Devanahalli residential pricing has split into two layers. The airport corridor and Sadahalli to Poojanahalli stretch carries Rs 7,500 to 11,500 per square foot for 2 to 3 BHK ready inventory, with under construction stock 10 to 20 percent below this band. The Bagalur and broader north Devanahalli growth belt carries Rs 5,500 to 8,500 per square foot. The February 2026 Bengaluru Urban guidance value revision lifted North Bengaluru corridors at Devanahalli, Yelahanka and Hebbal by the steepest 12 to 15 percent against South Bengaluru's 6 to 8 percent. Combined with the August 2025 doubling of the registration fee from 1 percent to 2 percent, the upfront statutory cost on a Devanahalli flat has risen meaningfully. Buyers should plan stamp duty on the latest Kaveri 2.0 valuation specific to the relevant village or ward, pulled 7 days before sale agreement.
What survey number questions should a buyer ask the seller?
Three specific questions, all of which a competent seller should answer in writing within 48 hours. Question one: list every survey number on which this project's apartments are built, including the Phase wise breakdown if the project spans multiple phases.
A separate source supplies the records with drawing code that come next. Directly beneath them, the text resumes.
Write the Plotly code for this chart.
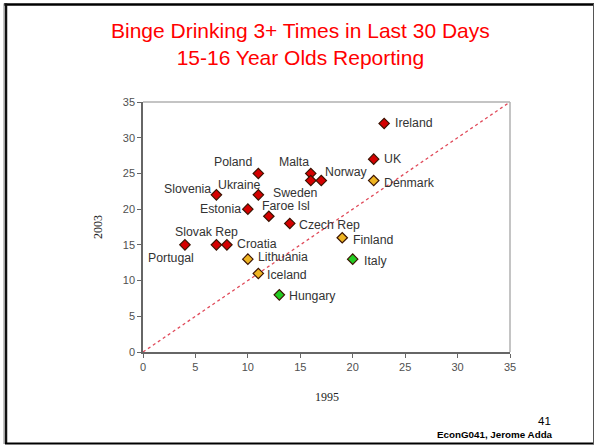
import plotly.graph_objects as go

# Share of 15-16 year olds reporting binge drinking 3+ times in the last 30 days
countries = ["Ireland", "UK", "Denmark", "Poland", "Malta", "Sweden", "Norway",
             "Slovenia", "Ukraine", "Estonia", "Faroe Isl", "Czech Rep", "Finland",
             "Portugal", "Slovak Rep", "Croatia", "Lithuania", "Iceland", "Italy", "Hungary"]
y1995 = [23, 22, 22, 11, 16, 16, 17, 7, 11, 10, 12, 14, 19, 4, 7, 8, 10, 11, 20, 13]
y2003 = [32, 27, 24, 25, 25, 24, 24, 22, 22, 20, 19, 18, 16, 15, 15, 15, 13, 11, 13, 8]
trend = ["up", "up", "mid", "up", "up", "up", "up", "up", "up", "up", "up", "up", "mid",
         "up", "up", "up", "mid", "mid", "down", "down"]

x_ticks = [0, 5, 10, 15, 20, 25, 30, 35]
y_ticks = [0, 5, 10, 15, 20, 25, 30, 35]
diag = [0, 35]

colors = {"up": "#d40000", "mid": "#eeb422", "down": "#22cc22"}

# label placement: (xanchor, xshift px, yshift px)
label_pos = {
    "Ireland": ("left", 10, 0), "UK": ("left", 9, 0), "Denmark": ("left", 9, -2),
    "Poland": ("right", -5, 11), "Malta": ("right", -1, 11), "Sweden": ("center", -15, -12),
    "Norway": ("left", 3, 9), "Slovenia": ("right", -4, 6), "Ukraine": ("center", -19, 10),
    "Estonia": ("right", -6, 0), "Faroe Isl": ("center", 17, 10), "Czech Rep": ("left", 8, -2),
    "Finland": ("left", 10, -2), "Portugal": ("center", -14, -13), "Slovak Rep": ("center", -10, 13),
    "Croatia": ("left", 9, 1), "Lithuania": ("left", 9, 2), "Iceland": ("left", 8, -2),
    "Italy": ("left", 10, -2), "Hungary": ("left", 9, -1),
}

W, H = 594, 445
L, R, T, B = 143, 84, 102, 93
PW, PH = W - L - R, H - T - B


def px(x):
    return (x - L) / PW


def py(y):
    return (H - B - y) / PH


fig = go.Figure()

fig.add_trace(go.Scatter(
    x=diag, y=diag, mode="lines",
    line=dict(color="#e04a5a", width=1.3, dash="dot"),
    hoverinfo="skip", showlegend=False,
))

fig.add_trace(go.Scatter(
    x=y1995, y=y2003, mode="markers", text=countries,
    marker=dict(symbol="diamond", size=8,
                color=[colors[t] for t in trend],
                line=dict(color="#3a1200", width=1.2)),
    showlegend=False,
))

annotations = []
for name, xv, yv in zip(countries, y1995, y2003):
    anchor, dx, dy = label_pos[name]
    annotations.append(dict(
        x=xv, y=yv, xref="x", yref="y", text=name, showarrow=False,
        xanchor=anchor, yanchor="middle", xshift=dx, yshift=dy,
        borderpad=0,
        font=dict(family="Liberation Sans, Arial", size=12.3, color="#333333"),
    ))

# slide title
annotations.append(dict(
    x=px(300.5), y=py(44), xref="paper", yref="paper", showarrow=False,
    text="Binge Drinking 3+ Times in Last 30 Days<br>15-16 Year Olds Reporting",
    xanchor="center", yanchor="middle", align="center",
    font=dict(family="Liberation Sans, Arial", size=21, color="#ff0000"),
))
# axis titles
annotations.append(dict(
    x=px(326.5), y=py(397), xref="paper", yref="paper", showarrow=False,
    text="1995", xanchor="center", yanchor="middle",
    font=dict(family="Liberation Serif, Times New Roman", size=12, color="#222222"),
))
annotations.append(dict(
    x=px(98), y=py(227), xref="paper", yref="paper", showarrow=False,
    text="2003", textangle=-90, xanchor="center", yanchor="middle",
    font=dict(family="Liberation Serif, Times New Roman", size=12, color="#222222"),
))
# footer
annotations.append(dict(
    x=px(553), y=py(421), xref="paper", yref="paper", showarrow=False,
    text="41", xanchor="right", yanchor="middle",
    font=dict(family="Liberation Sans, Arial", size=11.5, color="#000000"),
))
annotations.append(dict(
    x=px(555), y=py(434), xref="paper", yref="paper", showarrow=False,
    text="<b>EconG041, Jerome Adda</b>", xanchor="right", yanchor="middle",
    font=dict(family="Liberation Sans, Arial", size=9.8, color="#000000"),
))

shapes = [
    # light frame on the top and right of the plot area
    dict(type="line", xref="paper", yref="paper", x0=0, y0=1, x1=1, y1=1,
         line=dict(color="#b0b0b0", width=1.5)),
    dict(type="line", xref="paper", yref="paper", x0=1, y0=0, x1=1, y1=1,
         line=dict(color="#b0b0b0", width=1.5)),
    # slide border
    dict(type="line", xref="paper", yref="paper", x0=px(4), y0=py(4.5), x1=px(594), y1=py(4.5),
         line=dict(color="#000000", width=2.5)),
    dict(type="line", xref="paper", yref="paper", x0=px(6), y0=py(3.5), x1=px(6), y1=py(444),
         line=dict(color="#111111", width=2.5)),
    dict(type="line", xref="paper", yref="paper", x0=px(4), y0=py(3.5), x1=px(4), y1=py(444),
         line=dict(color="#888888", width=1)),
    dict(type="line", xref="paper", yref="paper", x0=px(5), y0=py(443.5), x1=px(594), y1=py(443.5),
         line=dict(color="#000000", width=2)),
    dict(type="line", xref="paper", yref="paper", x0=px(593.5), y0=py(4), x1=px(593.5), y1=py(444),
         line=dict(color="#555555", width=1)),
]

axis_common = dict(
    showgrid=False, zeroline=False, showline=True, linecolor="#666666", linewidth=1.5,
    ticks="outside", ticklen=4, tickcolor="#666666", tickwidth=1,
    tickfont=dict(family="Liberation Sans, Arial", size=11, color="#505050"),
    range=[0, 35],
)

fig.update_layout(
    width=W, height=H,
    margin=dict(l=L, r=R, t=T, b=B),
    paper_bgcolor="white", plot_bgcolor="white",
    xaxis=dict(tickvals=x_ticks, **axis_common),
    yaxis=dict(tickvals=y_ticks, **axis_common),
    annotations=annotations,
    shapes=shapes,
)

fig.write_html("out.html", config={"displayModeBar": False})
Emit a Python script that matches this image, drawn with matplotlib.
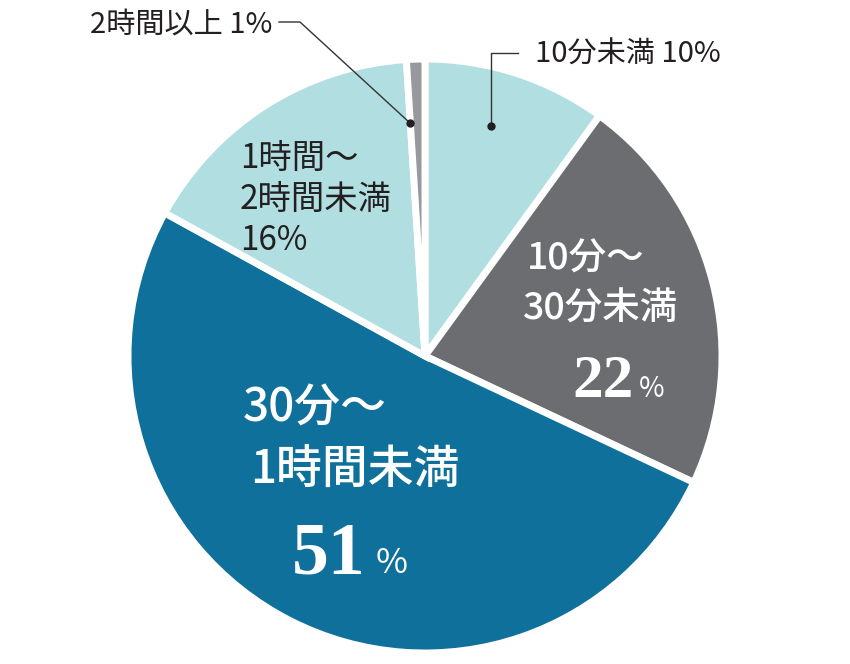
import matplotlib
matplotlib.use("Agg")
import matplotlib.pyplot as plt

categories = ["10分未満", "10分〜30分未満", "30分〜1時間未満", "1時間〜2時間未満", "2時間以上"]
values = [10, 22, 51, 16, 1]
colors = ["#b0dee1", "#6c6d71", "#0f719b", "#b0dee1", "#98999d"]

W, H = 850, 664
fig = plt.figure(figsize=(W / 100, H / 100), dpi=100)
ax = fig.add_axes([0, 0, 1, 1])
ax.pie(values, colors=colors, startangle=90, counterclock=False,
       center=(425, H - 356), radius=297,
       wedgeprops=dict(edgecolor="white", linewidth=5))
ax.set_xlim(0, W)
ax.set_ylim(0, H)
ax.set_aspect("equal")
ax.axis("off")

JP = ["Noto Sans CJK JP", "DejaVu Sans"]
SERIF = ["Liberation Serif", "DejaVu Serif"]
dark = "#231f20"

def Y(y):
    return H - y

# outside labels
ax.text(90, Y(25), "2時間以上 1%", family=JP, fontsize=21, color=dark, ha="left", va="center")
ax.text(535, Y(55), "10分未満 10%", family=JP, fontsize=21, color=dark, ha="left", va="center")

# leader lines
ax.plot([279, 300, 410], [Y(22), Y(22), Y(123)], color="#333333", lw=1.0)
ax.plot([410], [Y(123)], "o", color="#231f20", ms=5)
ax.plot([518, 491, 491], [Y(53), Y(53), Y(126)], color="#333333", lw=1.0)
ax.plot([491], [Y(126)], "o", color="#231f20", ms=5)

# 16% label
ax.text(240, Y(158), "1時間〜", family=JP, fontsize=24, color=dark, ha="left", va="center")
ax.text(240, Y(199), "2時間未満", family=JP, fontsize=24, color=dark, ha="left", va="center")
ax.text(240, Y(240), "16%", family=JP, fontsize=24, color=dark, ha="left", va="center")

# 22% label
ax.text(527, Y(259), "10分〜", family=JP, fontsize=27, color="white", ha="left", va="center", weight="medium")
ax.text(523, Y(309), "30分未満", family=JP, fontsize=27, color="white", ha="left", va="center", weight="medium")
ax.text(634, Y(397), "22", family=SERIF, fontsize=44, color="white", ha="right", va="baseline", weight="bold")
ax.text(639, Y(397), "%", family=JP, fontsize=20, color="white", ha="left", va="baseline")

# 51% label
ax.text(243, Y(408), "30分〜", family=JP, fontsize=33, color="white", ha="left", va="center", weight="medium")
ax.text(250, Y(469), "1時間未満", family=JP, fontsize=33, color="white", ha="left", va="center", weight="medium")
ax.text(365, Y(573), "51", family=SERIF, fontsize=53, color="white", ha="right", va="baseline", weight="bold")
ax.text(376, Y(573), "%", family=JP, fontsize=25, color="white", ha="left", va="baseline")

fig.savefig("out.png", dpi=100)
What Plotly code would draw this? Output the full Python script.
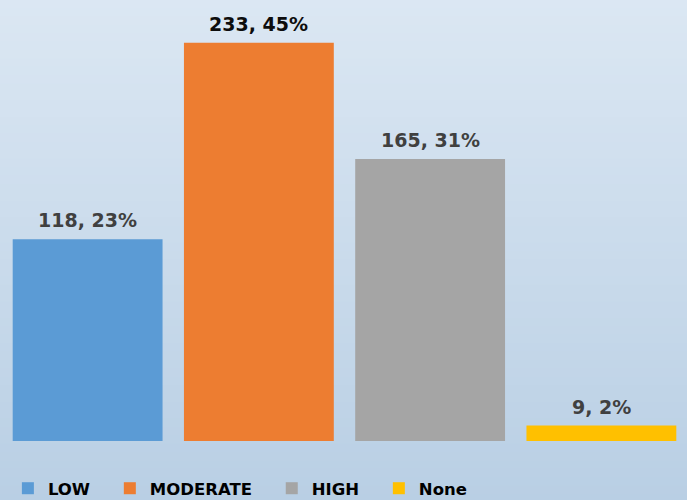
import plotly.graph_objects as go

categories = ["LOW", "MODERATE", "HIGH", "None"]
counts = [118, 233, 165, 9]
percents = [23, 45, 31, 2]
colors = ["#5b9bd5", "#ed7d31", "#a5a5a5", "#ffc000"]
label_colors = ["#404040", "#0d0d0d", "#404040", "#404040"]

PAD = "\u00a0\u00a0\u2009"
fig = go.Figure()
for i, (cat, c, p, col, lc) in enumerate(zip(categories, counts, percents, colors, label_colors)):
    pad = PAD if i < len(categories) - 1 else ""
    fig.add_trace(go.Bar(
        x=[cat], y=[c], name=cat + pad,
        marker=dict(color=col, line=dict(width=0)),
        hoverinfo="x+y",
    ))
    fig.add_annotation(
        x=cat, y=c, xref="x", yref="y",
        text=f"{c}, {p}%", showarrow=False,
        yanchor="middle", yshift=19,
        font=dict(family="DejaVu Sans", size=19, color=lc, weight="bold"),
    )

# gradient background
top = (219, 231, 243)
bot = (185, 207, 228)
n = 60
y0p, y1p = -0.14, 1.0
for i in range(n):
    t = i / (n - 1)
    r = round(top[0] + (bot[0] - top[0]) * t)
    g = round(top[1] + (bot[1] - top[1]) * t)
    b = round(top[2] + (bot[2] - top[2]) * t)
    ya = y1p - (y1p - y0p) * i / n
    yb = y1p - (y1p - y0p) * (i + 1) / n
    fig.add_shape(type="rect", xref="paper", yref="paper",
                  x0=-0.01, x1=1.01, y0=yb - 0.001, y1=ya + 0.001,
                  fillcolor=f"rgb({r},{g},{b})", line=dict(width=0), layer="below")

fig.update_layout(
    width=687, height=500,
    margin=dict(l=2, r=0, t=0, b=59, autoexpand=False),
    paper_bgcolor="rgb(185,207,228)",
    plot_bgcolor="rgba(0,0,0,0)",
    bargap=0.125,
    showlegend=True,
    legend=dict(orientation="h", x=0.0086, xanchor="left", y=-0.068, yanchor="top",
                font=dict(family="DejaVu Sans", size=16.5, color="#000000", weight="bold"),
                itemwidth=30, bgcolor="rgba(0,0,0,0)", traceorder="normal"),
    xaxis=dict(visible=False, range=[-0.5, 3.5]),
    yaxis=dict(visible=False, range=[0, 258]),
    font=dict(family="DejaVu Sans"),
)

fig.write_html("out.html", config={"displayModeBar": False},
               post_script="document.body.style.margin='0';")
Question two: confirm in writing whether any of these survey numbers fall within Hyadala village or Gokarebachenahallu village, and whether they fall within any of the 13 villages of Channarayapatna Hobli originally notified in August 2021. Question three: provide a copy of the K-RERA registration certificate, the most recent Form 7 audit filing, and any communication from KIADB regarding the survey numbers. A seller who cannot or will not answer these three questions in writing is signaling a title risk profile that should be disqualifying for any buyer, not just buyers concerned about the aerospace park.
Is there a buyer side mechanism if title issues surface after registration?
Yes, but the remedy paths are slower and more expensive than pre purchase due diligence. If a title defect surfaces after sale agreement registration, the buyer can file a complaint with K-RERA under Section 31 of the RERA Act, which has the authority to impose penalties on the promoter and order refund with interest. The buyer can also file a civil suit for specific performance or refund, though this typically runs 3 to 7 years through the Karnataka civil court system. Title insurance, which is rare but available from select providers, can also cover certain defect classes if purchased at registration. The simplest and least expensive remedy remains the pre purchase title chain audit by a Karnataka licensed advocate, which costs Rs 25,000 to 60,000 and resolves the question before money changes hands.
What should Devanahalli buyers actually do in the next 60 days?
Three concrete moves. First, narrow the shortlist to projects outside the Hyadala and Gokarebachenahallu village footprints using the village level filter as a first cut. Second, request mother deed plus survey number list plus K-RERA Form 7 status from each shortlisted project in writing, and disqualify any project where the seller cannot deliver this paperwork within 48 hours. Third, commission an independent title chain audit on the final shortlist of two or three projects before sale agreement registration. The Devanahalli growth story is real and the enterprise demand anchor is firm. The 439 contested acres is a specific, addressable title risk concentrated in two villages, which is exactly the kind of risk that careful pre purchase due diligence can eliminate cleanly. Buyers who do the work are well positioned for the 2027 to 2028 demand wave; buyers who skip the work are exposed to a tail risk that the broader Devanahalli thesis does not justify.